== Set task ==
Return all lines below containing the word "this".

Dataset excerpt:
::::::::
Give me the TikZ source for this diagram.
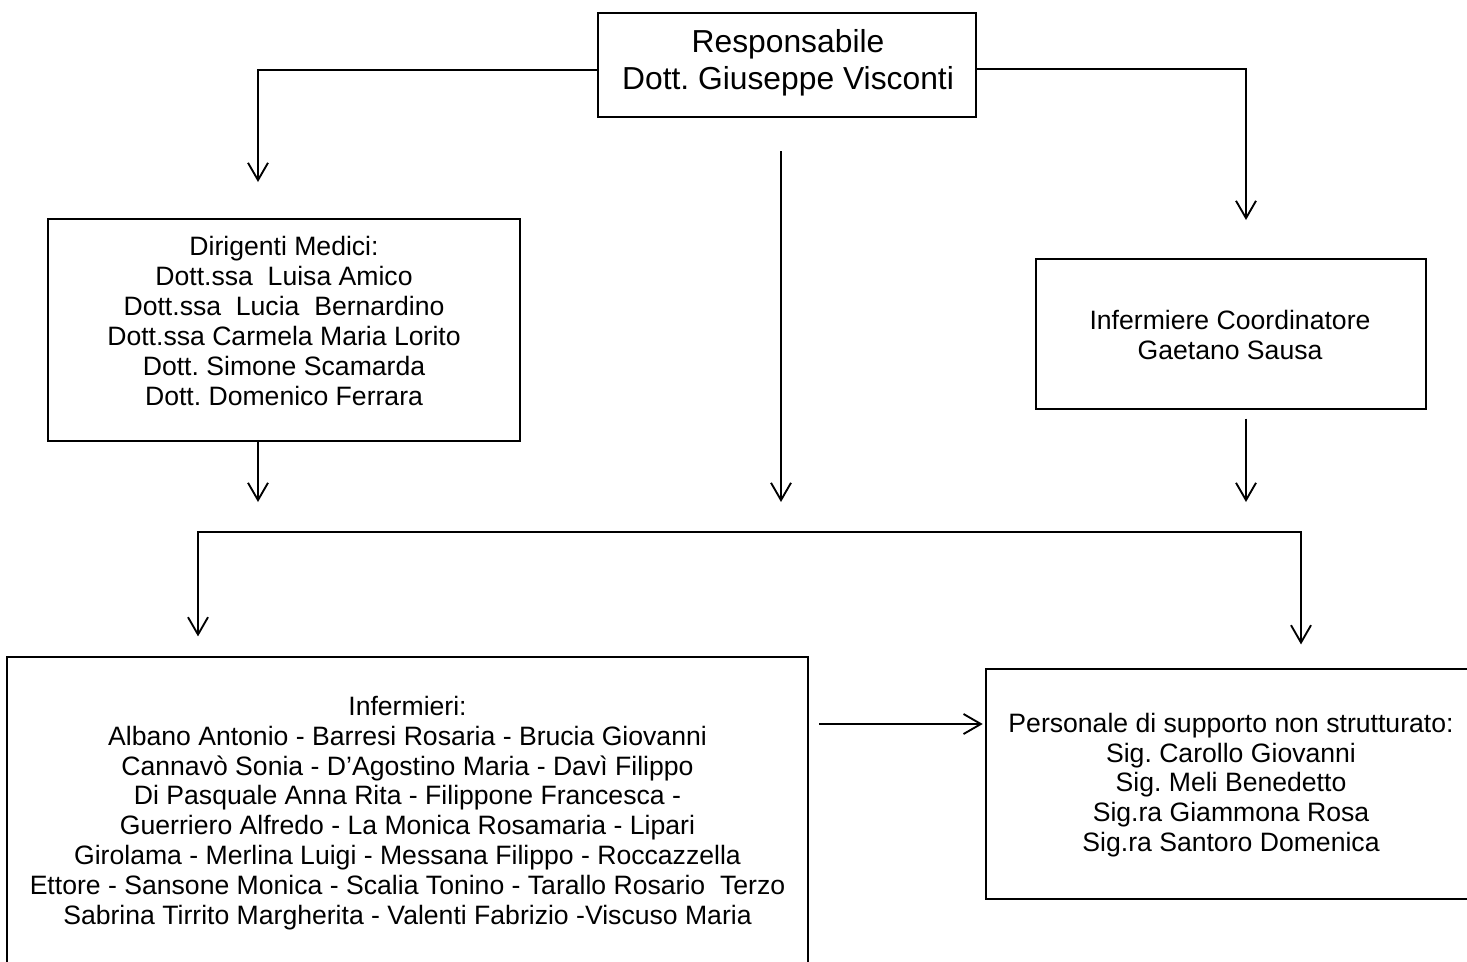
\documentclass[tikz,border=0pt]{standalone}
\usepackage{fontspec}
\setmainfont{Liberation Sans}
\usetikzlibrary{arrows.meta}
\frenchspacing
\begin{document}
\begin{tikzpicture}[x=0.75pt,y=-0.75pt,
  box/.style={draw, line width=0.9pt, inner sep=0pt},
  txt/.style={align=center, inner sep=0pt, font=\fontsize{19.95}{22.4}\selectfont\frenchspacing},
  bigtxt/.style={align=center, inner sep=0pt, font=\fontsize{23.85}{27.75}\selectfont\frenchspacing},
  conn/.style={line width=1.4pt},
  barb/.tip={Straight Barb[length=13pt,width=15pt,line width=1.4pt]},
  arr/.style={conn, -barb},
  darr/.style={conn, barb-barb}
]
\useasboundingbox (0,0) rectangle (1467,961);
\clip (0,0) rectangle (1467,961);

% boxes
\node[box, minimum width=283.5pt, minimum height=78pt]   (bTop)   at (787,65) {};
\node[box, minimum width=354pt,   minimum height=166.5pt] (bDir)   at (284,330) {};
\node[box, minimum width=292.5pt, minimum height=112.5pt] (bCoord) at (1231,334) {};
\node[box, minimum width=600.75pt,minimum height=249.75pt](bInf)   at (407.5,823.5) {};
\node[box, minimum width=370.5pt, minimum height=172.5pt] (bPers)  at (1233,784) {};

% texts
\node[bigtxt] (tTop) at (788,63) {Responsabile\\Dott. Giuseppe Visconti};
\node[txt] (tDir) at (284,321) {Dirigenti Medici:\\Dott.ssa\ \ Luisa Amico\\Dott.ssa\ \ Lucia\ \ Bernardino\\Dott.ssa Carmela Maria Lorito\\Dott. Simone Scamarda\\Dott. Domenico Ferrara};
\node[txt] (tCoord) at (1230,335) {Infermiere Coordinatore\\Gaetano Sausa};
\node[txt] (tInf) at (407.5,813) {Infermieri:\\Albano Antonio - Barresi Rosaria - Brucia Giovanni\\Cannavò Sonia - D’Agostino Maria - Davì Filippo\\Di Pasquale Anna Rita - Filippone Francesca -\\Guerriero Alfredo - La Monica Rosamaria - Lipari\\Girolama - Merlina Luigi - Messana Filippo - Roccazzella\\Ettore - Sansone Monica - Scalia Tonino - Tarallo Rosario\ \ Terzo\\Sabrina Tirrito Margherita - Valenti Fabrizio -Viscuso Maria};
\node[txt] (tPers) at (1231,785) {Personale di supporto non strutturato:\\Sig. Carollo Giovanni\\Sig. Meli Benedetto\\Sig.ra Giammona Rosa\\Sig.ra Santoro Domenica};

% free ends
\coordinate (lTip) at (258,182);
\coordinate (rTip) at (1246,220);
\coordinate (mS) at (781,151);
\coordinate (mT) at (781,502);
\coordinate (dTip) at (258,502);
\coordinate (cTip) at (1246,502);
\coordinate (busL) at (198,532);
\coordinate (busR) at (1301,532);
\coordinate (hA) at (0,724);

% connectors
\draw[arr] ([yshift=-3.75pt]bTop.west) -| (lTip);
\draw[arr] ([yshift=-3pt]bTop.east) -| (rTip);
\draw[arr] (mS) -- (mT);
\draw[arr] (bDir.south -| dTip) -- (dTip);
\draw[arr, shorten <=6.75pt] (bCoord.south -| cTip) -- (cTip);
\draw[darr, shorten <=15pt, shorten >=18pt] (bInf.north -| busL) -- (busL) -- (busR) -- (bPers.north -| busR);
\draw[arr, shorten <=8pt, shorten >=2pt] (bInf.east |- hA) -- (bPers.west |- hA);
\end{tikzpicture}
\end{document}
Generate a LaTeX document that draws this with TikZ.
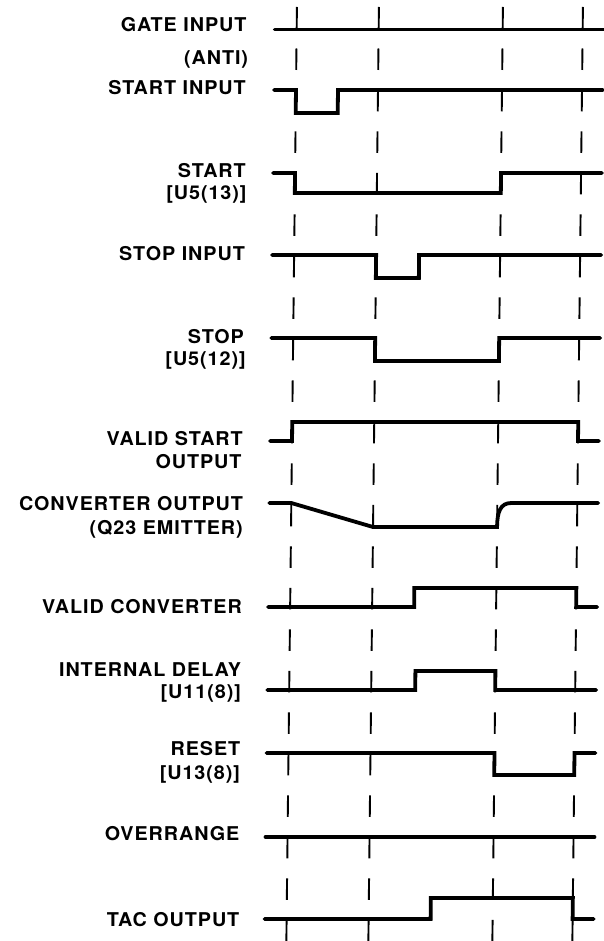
::::::::
== Solved exercise ==
Give me the TikZ source for this diagram.
Generate a LaTeX document that draws this with TikZ.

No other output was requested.